_Directions for this task:_
Your task is to reproduce, verbatim and without pictures, the lines from the opening of the listing through the line containing "php_lo = [0.8574, 0.8826, 0.9213, 0.9657, 0.9854, 1.0]".

****

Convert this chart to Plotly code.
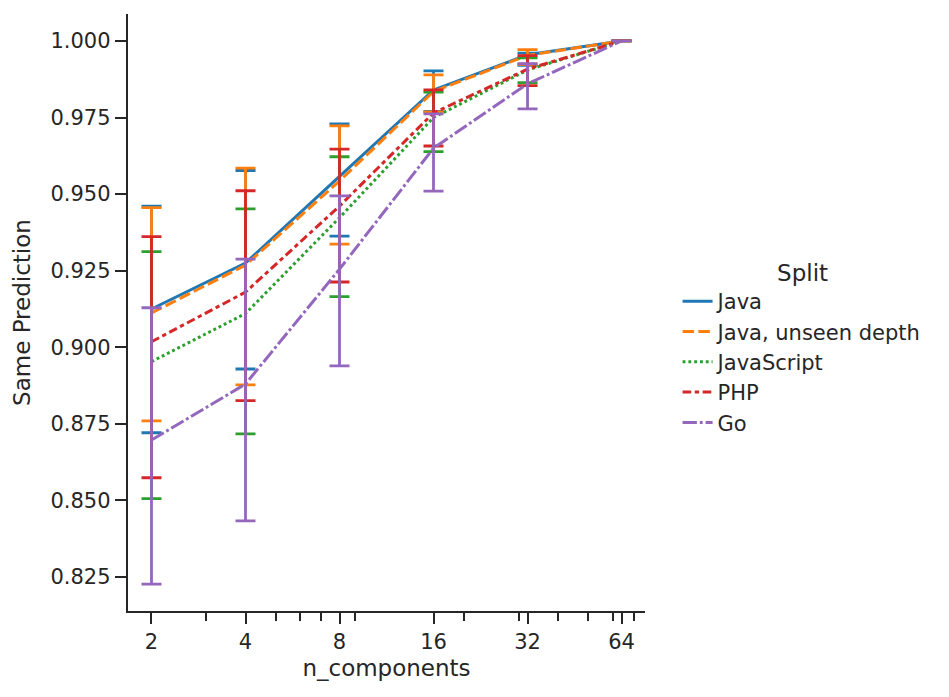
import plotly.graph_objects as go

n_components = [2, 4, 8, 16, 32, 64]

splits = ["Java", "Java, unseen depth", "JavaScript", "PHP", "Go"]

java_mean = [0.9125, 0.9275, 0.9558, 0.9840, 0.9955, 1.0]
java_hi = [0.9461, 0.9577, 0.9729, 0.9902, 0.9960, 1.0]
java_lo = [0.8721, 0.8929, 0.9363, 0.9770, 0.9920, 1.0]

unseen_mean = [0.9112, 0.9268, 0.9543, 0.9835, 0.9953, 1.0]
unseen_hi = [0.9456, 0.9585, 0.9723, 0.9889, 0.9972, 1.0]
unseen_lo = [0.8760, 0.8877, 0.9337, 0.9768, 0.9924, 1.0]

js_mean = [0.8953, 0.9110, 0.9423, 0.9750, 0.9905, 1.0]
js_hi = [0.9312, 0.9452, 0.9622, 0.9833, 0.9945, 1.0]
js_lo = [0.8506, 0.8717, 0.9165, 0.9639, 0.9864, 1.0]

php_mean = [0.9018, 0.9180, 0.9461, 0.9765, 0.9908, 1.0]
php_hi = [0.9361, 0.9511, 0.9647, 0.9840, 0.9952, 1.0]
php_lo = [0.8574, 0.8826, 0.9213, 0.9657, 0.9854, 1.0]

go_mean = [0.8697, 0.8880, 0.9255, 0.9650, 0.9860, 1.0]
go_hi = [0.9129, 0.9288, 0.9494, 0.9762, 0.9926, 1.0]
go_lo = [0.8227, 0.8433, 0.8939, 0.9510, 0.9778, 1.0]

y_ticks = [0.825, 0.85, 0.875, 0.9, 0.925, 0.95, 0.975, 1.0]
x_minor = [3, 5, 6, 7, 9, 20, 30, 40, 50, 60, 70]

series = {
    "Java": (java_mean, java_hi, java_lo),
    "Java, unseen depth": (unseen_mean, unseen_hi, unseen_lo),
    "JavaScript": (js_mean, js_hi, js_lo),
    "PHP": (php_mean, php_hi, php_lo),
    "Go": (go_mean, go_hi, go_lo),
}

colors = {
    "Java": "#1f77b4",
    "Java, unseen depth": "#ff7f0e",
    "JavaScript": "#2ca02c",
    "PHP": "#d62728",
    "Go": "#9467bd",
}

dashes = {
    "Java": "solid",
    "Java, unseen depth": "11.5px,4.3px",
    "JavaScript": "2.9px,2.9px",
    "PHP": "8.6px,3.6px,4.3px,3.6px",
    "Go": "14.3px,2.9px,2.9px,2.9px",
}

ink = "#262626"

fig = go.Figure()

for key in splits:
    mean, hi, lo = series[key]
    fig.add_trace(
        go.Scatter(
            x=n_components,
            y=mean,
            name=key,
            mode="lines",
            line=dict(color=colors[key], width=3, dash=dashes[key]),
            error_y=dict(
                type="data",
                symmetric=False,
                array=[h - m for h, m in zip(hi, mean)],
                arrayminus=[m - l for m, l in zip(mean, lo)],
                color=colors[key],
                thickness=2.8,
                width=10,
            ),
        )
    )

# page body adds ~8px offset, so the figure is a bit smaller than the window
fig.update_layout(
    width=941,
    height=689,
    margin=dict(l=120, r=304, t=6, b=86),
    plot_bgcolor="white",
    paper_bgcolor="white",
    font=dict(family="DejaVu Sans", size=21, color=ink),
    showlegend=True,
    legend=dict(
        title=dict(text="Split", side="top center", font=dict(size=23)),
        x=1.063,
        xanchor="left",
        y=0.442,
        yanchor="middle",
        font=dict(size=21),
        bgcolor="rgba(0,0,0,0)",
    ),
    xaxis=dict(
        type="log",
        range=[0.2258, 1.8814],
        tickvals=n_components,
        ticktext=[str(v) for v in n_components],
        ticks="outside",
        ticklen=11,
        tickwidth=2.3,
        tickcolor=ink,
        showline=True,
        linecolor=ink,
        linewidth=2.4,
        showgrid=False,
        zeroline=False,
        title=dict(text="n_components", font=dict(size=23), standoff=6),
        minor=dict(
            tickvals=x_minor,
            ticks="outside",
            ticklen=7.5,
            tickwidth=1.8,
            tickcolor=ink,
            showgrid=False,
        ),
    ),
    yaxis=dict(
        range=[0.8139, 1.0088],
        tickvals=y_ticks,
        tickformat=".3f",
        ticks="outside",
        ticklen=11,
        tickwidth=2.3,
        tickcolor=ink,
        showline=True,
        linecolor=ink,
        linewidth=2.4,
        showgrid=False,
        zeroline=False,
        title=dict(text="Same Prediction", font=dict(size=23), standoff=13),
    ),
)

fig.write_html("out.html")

****

_The answer:_
Convert this chart to Plotly code.
import plotly.graph_objects as go

n_components = [2, 4, 8, 16, 32, 64]

splits = ["Java", "Java, unseen depth", "JavaScript", "PHP", "Go"]

java_mean = [0.9125, 0.9275, 0.9558, 0.9840, 0.9955, 1.0]
java_hi = [0.9461, 0.9577, 0.9729, 0.9902, 0.9960, 1.0]
java_lo = [0.8721, 0.8929, 0.9363, 0.9770, 0.9920, 1.0]

unseen_mean = [0.9112, 0.9268, 0.9543, 0.9835, 0.9953, 1.0]
unseen_hi = [0.9456, 0.9585, 0.9723, 0.9889, 0.9972, 1.0]
unseen_lo = [0.8760, 0.8877, 0.9337, 0.9768, 0.9924, 1.0]

js_mean = [0.8953, 0.9110, 0.9423, 0.9750, 0.9905, 1.0]
js_hi = [0.9312, 0.9452, 0.9622, 0.9833, 0.9945, 1.0]
js_lo = [0.8506, 0.8717, 0.9165, 0.9639, 0.9864, 1.0]

php_mean = [0.9018, 0.9180, 0.9461, 0.9765, 0.9908, 1.0]
php_hi = [0.9361, 0.9511, 0.9647, 0.9840, 0.9952, 1.0]
php_lo = [0.8574, 0.8826, 0.9213, 0.9657, 0.9854, 1.0]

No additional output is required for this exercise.